[TO DO]
Using the records below, quote only the span that opens with the line containing "Emit a web page" and closes with the line containing "101,102,103,104,105,106,107,108,109,110,111,112,113];", exactly and inclusively.

[DATA LINES]
━━━━━━━━━━━━━━━━━━━━━━━━━━━━━━
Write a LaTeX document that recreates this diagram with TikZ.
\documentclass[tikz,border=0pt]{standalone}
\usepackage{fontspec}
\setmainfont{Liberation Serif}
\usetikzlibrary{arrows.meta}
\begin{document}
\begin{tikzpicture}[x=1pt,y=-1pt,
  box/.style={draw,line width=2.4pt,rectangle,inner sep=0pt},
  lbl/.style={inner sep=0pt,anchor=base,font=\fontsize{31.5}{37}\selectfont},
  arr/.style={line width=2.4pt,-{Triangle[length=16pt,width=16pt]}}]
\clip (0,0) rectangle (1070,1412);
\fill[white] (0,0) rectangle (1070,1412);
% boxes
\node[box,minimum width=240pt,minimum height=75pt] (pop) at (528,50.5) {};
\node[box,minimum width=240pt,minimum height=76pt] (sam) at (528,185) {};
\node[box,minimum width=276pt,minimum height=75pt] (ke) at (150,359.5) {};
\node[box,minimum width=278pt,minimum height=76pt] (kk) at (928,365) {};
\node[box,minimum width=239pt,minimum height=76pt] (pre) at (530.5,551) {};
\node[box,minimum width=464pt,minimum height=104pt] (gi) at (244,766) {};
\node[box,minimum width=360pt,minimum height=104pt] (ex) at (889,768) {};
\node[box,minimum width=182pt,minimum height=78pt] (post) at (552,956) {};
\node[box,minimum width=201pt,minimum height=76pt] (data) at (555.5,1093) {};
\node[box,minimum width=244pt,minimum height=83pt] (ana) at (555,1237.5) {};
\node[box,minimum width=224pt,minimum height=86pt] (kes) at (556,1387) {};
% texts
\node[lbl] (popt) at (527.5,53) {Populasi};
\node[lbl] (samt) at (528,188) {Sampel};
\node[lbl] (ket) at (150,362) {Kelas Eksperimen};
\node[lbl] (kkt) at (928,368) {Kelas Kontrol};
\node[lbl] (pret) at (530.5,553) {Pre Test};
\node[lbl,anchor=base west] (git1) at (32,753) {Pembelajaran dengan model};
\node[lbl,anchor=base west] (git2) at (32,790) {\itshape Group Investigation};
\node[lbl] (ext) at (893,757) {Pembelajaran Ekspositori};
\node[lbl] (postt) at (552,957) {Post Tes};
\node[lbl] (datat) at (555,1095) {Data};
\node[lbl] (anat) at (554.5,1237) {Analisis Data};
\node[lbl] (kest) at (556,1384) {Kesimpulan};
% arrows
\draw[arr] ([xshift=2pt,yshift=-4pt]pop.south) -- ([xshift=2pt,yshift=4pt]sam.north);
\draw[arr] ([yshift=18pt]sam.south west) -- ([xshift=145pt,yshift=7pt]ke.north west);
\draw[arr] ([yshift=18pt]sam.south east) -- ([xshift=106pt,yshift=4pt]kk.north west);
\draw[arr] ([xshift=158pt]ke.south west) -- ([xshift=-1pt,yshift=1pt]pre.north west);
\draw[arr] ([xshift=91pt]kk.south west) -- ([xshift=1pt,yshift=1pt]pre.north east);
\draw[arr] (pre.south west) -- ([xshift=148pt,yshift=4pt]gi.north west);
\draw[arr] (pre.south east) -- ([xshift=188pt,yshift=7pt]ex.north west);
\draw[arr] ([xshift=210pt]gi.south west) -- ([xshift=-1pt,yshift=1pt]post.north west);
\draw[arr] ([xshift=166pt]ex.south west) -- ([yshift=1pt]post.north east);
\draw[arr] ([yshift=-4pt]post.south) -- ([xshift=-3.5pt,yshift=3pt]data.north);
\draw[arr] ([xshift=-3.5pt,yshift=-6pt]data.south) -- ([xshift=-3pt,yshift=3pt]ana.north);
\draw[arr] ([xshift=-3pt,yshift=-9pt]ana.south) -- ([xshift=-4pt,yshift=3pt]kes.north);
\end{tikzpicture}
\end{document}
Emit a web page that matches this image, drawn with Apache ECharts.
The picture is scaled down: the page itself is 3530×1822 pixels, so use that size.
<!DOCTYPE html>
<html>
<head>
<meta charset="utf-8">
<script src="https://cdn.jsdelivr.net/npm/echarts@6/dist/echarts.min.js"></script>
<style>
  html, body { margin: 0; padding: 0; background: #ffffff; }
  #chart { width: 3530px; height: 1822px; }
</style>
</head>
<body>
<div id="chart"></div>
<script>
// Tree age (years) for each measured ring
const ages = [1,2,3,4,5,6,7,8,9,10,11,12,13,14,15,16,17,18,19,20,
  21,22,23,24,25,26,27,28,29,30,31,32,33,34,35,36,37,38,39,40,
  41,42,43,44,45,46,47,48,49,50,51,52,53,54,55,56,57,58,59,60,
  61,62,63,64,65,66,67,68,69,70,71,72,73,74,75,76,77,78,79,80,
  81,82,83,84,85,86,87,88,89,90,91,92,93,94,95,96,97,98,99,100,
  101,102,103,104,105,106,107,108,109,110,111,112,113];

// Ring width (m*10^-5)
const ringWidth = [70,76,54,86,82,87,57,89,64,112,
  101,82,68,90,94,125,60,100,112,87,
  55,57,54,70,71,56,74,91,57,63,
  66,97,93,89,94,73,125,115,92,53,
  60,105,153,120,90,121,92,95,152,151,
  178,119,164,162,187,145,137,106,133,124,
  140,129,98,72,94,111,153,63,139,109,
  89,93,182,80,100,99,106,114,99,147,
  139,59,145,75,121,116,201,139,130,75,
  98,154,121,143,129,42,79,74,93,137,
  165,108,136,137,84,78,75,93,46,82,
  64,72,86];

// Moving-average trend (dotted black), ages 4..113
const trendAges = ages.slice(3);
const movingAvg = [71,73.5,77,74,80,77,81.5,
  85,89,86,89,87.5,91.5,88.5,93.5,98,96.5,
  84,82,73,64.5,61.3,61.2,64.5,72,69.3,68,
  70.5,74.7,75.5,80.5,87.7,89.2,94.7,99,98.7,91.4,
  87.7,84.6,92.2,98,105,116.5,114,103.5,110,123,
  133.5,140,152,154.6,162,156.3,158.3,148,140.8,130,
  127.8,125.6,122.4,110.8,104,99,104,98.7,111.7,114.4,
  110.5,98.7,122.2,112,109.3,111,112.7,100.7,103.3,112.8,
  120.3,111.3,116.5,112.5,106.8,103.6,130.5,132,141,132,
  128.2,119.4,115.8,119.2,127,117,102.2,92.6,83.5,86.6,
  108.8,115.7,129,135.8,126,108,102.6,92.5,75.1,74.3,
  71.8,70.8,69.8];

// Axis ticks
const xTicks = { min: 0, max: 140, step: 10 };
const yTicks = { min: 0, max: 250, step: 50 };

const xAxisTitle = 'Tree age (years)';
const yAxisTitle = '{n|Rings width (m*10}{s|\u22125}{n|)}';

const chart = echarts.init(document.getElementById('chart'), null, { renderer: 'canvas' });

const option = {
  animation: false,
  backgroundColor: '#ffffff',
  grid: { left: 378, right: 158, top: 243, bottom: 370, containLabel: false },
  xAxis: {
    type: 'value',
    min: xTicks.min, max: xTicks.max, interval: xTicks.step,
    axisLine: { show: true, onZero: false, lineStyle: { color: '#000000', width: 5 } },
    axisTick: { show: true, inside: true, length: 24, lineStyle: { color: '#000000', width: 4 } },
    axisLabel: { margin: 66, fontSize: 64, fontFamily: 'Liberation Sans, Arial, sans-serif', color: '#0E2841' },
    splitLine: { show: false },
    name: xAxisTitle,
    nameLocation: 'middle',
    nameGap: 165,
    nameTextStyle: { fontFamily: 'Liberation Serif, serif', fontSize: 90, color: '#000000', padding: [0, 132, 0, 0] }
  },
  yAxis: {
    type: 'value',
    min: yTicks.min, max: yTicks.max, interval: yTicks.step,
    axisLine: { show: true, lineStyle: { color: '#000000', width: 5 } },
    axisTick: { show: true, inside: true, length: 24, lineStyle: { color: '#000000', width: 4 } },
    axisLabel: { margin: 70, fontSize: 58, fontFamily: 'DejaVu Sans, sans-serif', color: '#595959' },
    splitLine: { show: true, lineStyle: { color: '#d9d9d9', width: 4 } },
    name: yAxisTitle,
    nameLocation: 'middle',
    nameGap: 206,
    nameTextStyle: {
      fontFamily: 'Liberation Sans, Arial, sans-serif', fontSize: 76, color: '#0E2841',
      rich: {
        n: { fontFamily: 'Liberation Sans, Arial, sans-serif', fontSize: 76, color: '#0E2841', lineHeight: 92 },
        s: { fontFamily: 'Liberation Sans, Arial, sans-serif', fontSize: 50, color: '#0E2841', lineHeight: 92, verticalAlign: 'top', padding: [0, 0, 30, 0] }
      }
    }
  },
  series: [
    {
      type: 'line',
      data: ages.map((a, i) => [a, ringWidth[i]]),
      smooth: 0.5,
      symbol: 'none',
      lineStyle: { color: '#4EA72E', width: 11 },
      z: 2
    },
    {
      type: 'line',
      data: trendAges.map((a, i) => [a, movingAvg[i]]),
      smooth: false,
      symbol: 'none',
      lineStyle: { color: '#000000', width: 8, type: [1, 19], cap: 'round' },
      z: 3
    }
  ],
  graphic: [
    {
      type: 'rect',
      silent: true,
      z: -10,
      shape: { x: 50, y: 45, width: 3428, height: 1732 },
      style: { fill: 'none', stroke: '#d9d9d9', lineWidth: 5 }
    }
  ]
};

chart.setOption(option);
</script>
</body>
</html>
━━━━━━━━━━━━━━━━━━━━━━━━━━━━━━
[WRITTEN REPLY]
Emit a web page that matches this image, drawn with Apache ECharts.
The picture is scaled down: the page itself is 3530×1822 pixels, so use that size.
<!DOCTYPE html>
<html>
<head>
<meta charset="utf-8">
<script src="https://cdn.jsdelivr.net/npm/echarts@6/dist/echarts.min.js"></script>
<style>
  html, body { margin: 0; padding: 0; background: #ffffff; }
  #chart { width: 3530px; height: 1822px; }
</style>
</head>
<body>
<div id="chart"></div>
<script>
// Tree age (years) for each measured ring
const ages = [1,2,3,4,5,6,7,8,9,10,11,12,13,14,15,16,17,18,19,20,
  21,22,23,24,25,26,27,28,29,30,31,32,33,34,35,36,37,38,39,40,
  41,42,43,44,45,46,47,48,49,50,51,52,53,54,55,56,57,58,59,60,
  61,62,63,64,65,66,67,68,69,70,71,72,73,74,75,76,77,78,79,80,
  81,82,83,84,85,86,87,88,89,90,91,92,93,94,95,96,97,98,99,100,
  101,102,103,104,105,106,107,108,109,110,111,112,113];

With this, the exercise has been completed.